> [The problem]: Without the pictures, reproduce the records that follow exactly.

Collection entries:
* * * *

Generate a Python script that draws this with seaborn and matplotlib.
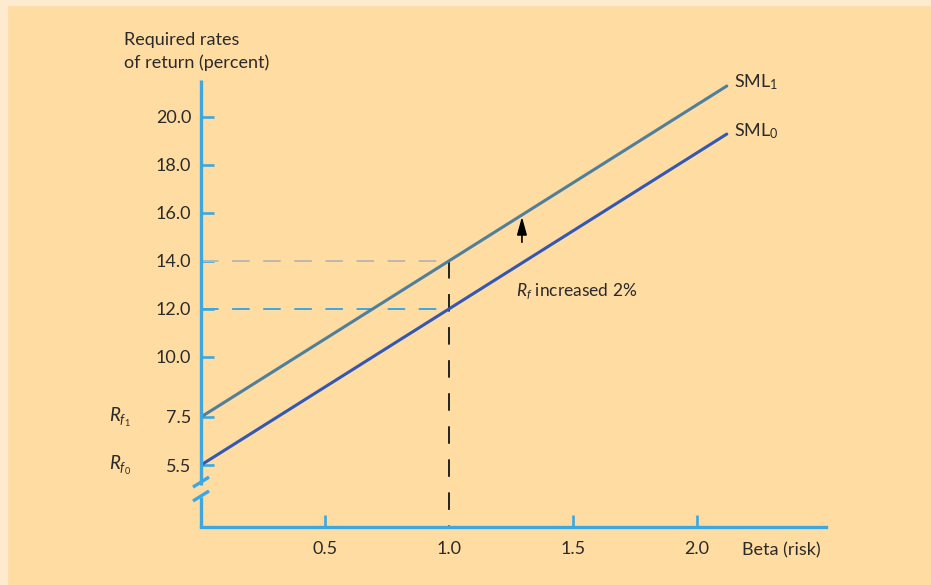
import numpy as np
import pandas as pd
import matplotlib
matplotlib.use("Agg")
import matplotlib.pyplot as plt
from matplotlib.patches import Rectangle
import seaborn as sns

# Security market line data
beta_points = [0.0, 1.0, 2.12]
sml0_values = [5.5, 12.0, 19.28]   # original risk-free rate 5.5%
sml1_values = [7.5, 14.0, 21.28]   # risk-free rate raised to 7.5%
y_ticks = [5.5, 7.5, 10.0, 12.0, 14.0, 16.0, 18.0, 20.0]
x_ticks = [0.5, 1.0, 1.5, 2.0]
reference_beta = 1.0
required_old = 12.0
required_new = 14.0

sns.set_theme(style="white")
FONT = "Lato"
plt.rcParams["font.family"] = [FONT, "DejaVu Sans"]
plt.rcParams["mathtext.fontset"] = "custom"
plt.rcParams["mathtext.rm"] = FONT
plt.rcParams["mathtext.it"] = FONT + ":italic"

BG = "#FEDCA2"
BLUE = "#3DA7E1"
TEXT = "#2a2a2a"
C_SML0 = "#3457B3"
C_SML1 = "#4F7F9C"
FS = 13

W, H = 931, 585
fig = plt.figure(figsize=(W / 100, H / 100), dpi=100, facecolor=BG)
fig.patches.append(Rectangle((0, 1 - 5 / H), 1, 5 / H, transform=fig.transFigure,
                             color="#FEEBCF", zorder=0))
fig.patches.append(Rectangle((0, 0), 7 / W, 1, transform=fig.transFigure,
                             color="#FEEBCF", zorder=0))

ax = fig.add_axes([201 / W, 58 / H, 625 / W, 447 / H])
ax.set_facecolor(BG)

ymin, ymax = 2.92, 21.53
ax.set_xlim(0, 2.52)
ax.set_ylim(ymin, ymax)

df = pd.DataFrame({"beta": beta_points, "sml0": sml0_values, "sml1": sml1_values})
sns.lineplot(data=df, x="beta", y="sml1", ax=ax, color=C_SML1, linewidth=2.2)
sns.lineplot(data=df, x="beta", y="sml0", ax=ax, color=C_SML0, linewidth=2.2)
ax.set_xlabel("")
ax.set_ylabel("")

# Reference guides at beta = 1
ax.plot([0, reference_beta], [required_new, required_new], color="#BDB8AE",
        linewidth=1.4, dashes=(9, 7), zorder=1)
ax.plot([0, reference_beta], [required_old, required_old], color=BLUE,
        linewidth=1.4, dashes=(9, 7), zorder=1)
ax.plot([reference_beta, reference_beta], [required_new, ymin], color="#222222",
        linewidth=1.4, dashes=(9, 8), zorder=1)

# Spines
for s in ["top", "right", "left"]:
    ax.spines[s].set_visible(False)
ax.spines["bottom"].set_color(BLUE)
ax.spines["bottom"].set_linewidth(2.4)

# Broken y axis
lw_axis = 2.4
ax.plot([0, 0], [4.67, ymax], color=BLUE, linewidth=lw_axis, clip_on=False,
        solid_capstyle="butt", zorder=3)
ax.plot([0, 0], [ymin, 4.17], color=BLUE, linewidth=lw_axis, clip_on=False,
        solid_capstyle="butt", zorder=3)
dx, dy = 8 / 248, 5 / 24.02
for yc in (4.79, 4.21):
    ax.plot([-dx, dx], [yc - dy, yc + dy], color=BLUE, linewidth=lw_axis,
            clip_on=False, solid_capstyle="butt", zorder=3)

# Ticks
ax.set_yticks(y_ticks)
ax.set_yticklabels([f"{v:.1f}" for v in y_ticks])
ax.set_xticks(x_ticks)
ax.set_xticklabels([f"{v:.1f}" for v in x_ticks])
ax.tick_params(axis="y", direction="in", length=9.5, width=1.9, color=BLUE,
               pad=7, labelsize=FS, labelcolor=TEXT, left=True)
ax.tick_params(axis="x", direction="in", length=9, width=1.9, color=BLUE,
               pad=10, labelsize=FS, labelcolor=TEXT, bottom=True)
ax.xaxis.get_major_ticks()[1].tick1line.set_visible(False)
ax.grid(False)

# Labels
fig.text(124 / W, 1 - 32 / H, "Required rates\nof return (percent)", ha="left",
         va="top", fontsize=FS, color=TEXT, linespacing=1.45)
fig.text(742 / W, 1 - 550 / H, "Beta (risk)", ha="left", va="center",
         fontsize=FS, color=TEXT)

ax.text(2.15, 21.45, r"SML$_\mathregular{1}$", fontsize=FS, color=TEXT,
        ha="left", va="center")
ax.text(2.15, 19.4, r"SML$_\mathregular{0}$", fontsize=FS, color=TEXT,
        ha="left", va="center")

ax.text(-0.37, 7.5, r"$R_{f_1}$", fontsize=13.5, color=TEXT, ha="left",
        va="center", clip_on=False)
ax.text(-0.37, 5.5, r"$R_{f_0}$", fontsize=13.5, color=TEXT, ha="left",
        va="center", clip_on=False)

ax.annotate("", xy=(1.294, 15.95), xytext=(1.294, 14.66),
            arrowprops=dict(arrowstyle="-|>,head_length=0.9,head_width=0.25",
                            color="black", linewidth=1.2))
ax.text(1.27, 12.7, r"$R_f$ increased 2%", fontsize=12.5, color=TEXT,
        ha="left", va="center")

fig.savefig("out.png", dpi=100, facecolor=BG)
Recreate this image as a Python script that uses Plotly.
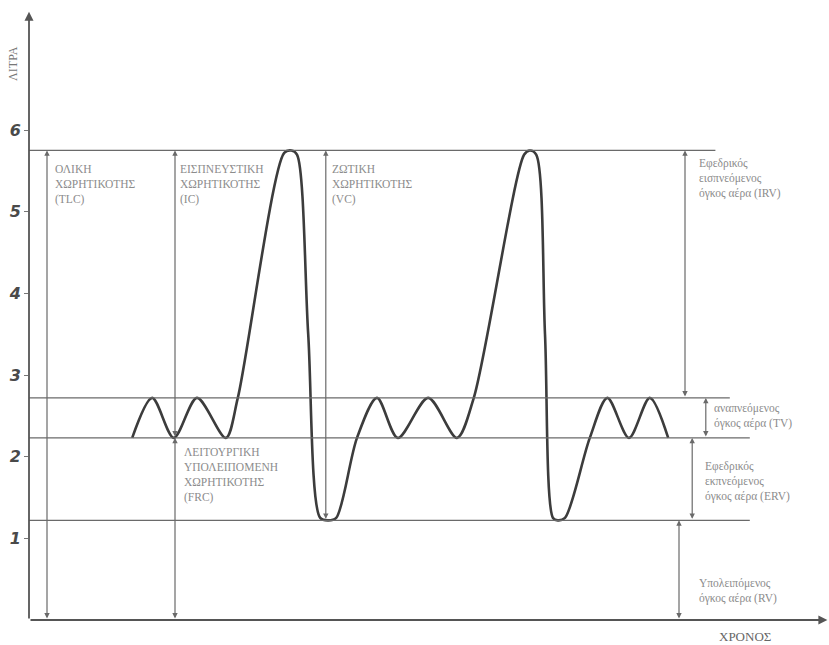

* * * *

> [Output]:
Generate a Python script that draws this with seaborn and matplotlib.
import numpy as np
import pandas as pd
import matplotlib
matplotlib.use("Agg")
import matplotlib.pyplot as plt
from matplotlib.patches import Rectangle
import seaborn as sns

# Security market line data
beta_points = [0.0, 1.0, 2.12]
sml0_values = [5.5, 12.0, 19.28]   # original risk-free rate 5.5%
sml1_values = [7.5, 14.0, 21.28]   # risk-free rate raised to 7.5%
y_ticks = [5.5, 7.5, 10.0, 12.0, 14.0, 16.0, 18.0, 20.0]
x_ticks = [0.5, 1.0, 1.5, 2.0]
reference_beta = 1.0
required_old = 12.0
required_new = 14.0

sns.set_theme(style="white")
FONT = "Lato"
plt.rcParams["font.family"] = [FONT, "DejaVu Sans"]
plt.rcParams["mathtext.fontset"] = "custom"
plt.rcParams["mathtext.rm"] = FONT
plt.rcParams["mathtext.it"] = FONT + ":italic"

BG = "#FEDCA2"
BLUE = "#3DA7E1"
TEXT = "#2a2a2a"
C_SML0 = "#3457B3"
C_SML1 = "#4F7F9C"
FS = 13

W, H = 931, 585
fig = plt.figure(figsize=(W / 100, H / 100), dpi=100, facecolor=BG)
fig.patches.append(Rectangle((0, 1 - 5 / H), 1, 5 / H, transform=fig.transFigure,
                             color="#FEEBCF", zorder=0))
fig.patches.append(Rectangle((0, 0), 7 / W, 1, transform=fig.transFigure,
                             color="#FEEBCF", zorder=0))

ax = fig.add_axes([201 / W, 58 / H, 625 / W, 447 / H])
ax.set_facecolor(BG)

ymin, ymax = 2.92, 21.53
ax.set_xlim(0, 2.52)
ax.set_ylim(ymin, ymax)

df = pd.DataFrame({"beta": beta_points, "sml0": sml0_values, "sml1": sml1_values})
sns.lineplot(data=df, x="beta", y="sml1", ax=ax, color=C_SML1, linewidth=2.2)
sns.lineplot(data=df, x="beta", y="sml0", ax=ax, color=C_SML0, linewidth=2.2)
ax.set_xlabel("")
ax.set_ylabel("")

# Reference guides at beta = 1
ax.plot([0, reference_beta], [required_new, required_new], color="#BDB8AE",
        linewidth=1.4, dashes=(9, 7), zorder=1)
ax.plot([0, reference_beta], [required_old, required_old], color=BLUE,
        linewidth=1.4, dashes=(9, 7), zorder=1)
ax.plot([reference_beta, reference_beta], [required_new, ymin], color="#222222",
        linewidth=1.4, dashes=(9, 8), zorder=1)

# Spines
for s in ["top", "right", "left"]:
    ax.spines[s].set_visible(False)
ax.spines["bottom"].set_color(BLUE)
ax.spines["bottom"].set_linewidth(2.4)

# Broken y axis
lw_axis = 2.4
ax.plot([0, 0], [4.67, ymax], color=BLUE, linewidth=lw_axis, clip_on=False,
        solid_capstyle="butt", zorder=3)
ax.plot([0, 0], [ymin, 4.17], color=BLUE, linewidth=lw_axis, clip_on=False,
        solid_capstyle="butt", zorder=3)
dx, dy = 8 / 248, 5 / 24.02
for yc in (4.79, 4.21):
    ax.plot([-dx, dx], [yc - dy, yc + dy], color=BLUE, linewidth=lw_axis,
            clip_on=False, solid_capstyle="butt", zorder=3)

# Ticks
ax.set_yticks(y_ticks)
ax.set_yticklabels([f"{v:.1f}" for v in y_ticks])
ax.set_xticks(x_ticks)
ax.set_xticklabels([f"{v:.1f}" for v in x_ticks])
ax.tick_params(axis="y", direction="in", length=9.5, width=1.9, color=BLUE,
               pad=7, labelsize=FS, labelcolor=TEXT, left=True)
ax.tick_params(axis="x", direction="in", length=9, width=1.9, color=BLUE,
               pad=10, labelsize=FS, labelcolor=TEXT, bottom=True)
ax.xaxis.get_major_ticks()[1].tick1line.set_visible(False)
ax.grid(False)

# Labels
fig.text(124 / W, 1 - 32 / H, "Required rates\nof return (percent)", ha="left",
         va="top", fontsize=FS, color=TEXT, linespacing=1.45)
fig.text(742 / W, 1 - 550 / H, "Beta (risk)", ha="left", va="center",
         fontsize=FS, color=TEXT)

ax.text(2.15, 21.45, r"SML$_\mathregular{1}$", fontsize=FS, color=TEXT,
        ha="left", va="center")
ax.text(2.15, 19.4, r"SML$_\mathregular{0}$", fontsize=FS, color=TEXT,
        ha="left", va="center")

ax.text(-0.37, 7.5, r"$R_{f_1}$", fontsize=13.5, color=TEXT, ha="left",
        va="center", clip_on=False)
ax.text(-0.37, 5.5, r"$R_{f_0}$", fontsize=13.5, color=TEXT, ha="left",
        va="center", clip_on=False)

ax.annotate("", xy=(1.294, 15.95), xytext=(1.294, 14.66),
            arrowprops=dict(arrowstyle="-|>,head_length=0.9,head_width=0.25",
                            color="black", linewidth=1.2))
ax.text(1.27, 12.7, r"$R_f$ increased 2%", fontsize=12.5, color=TEXT,
        ha="left", va="center")

fig.savefig("out.png", dpi=100, facecolor=BG)
Recreate this image as a Python script that uses Plotly.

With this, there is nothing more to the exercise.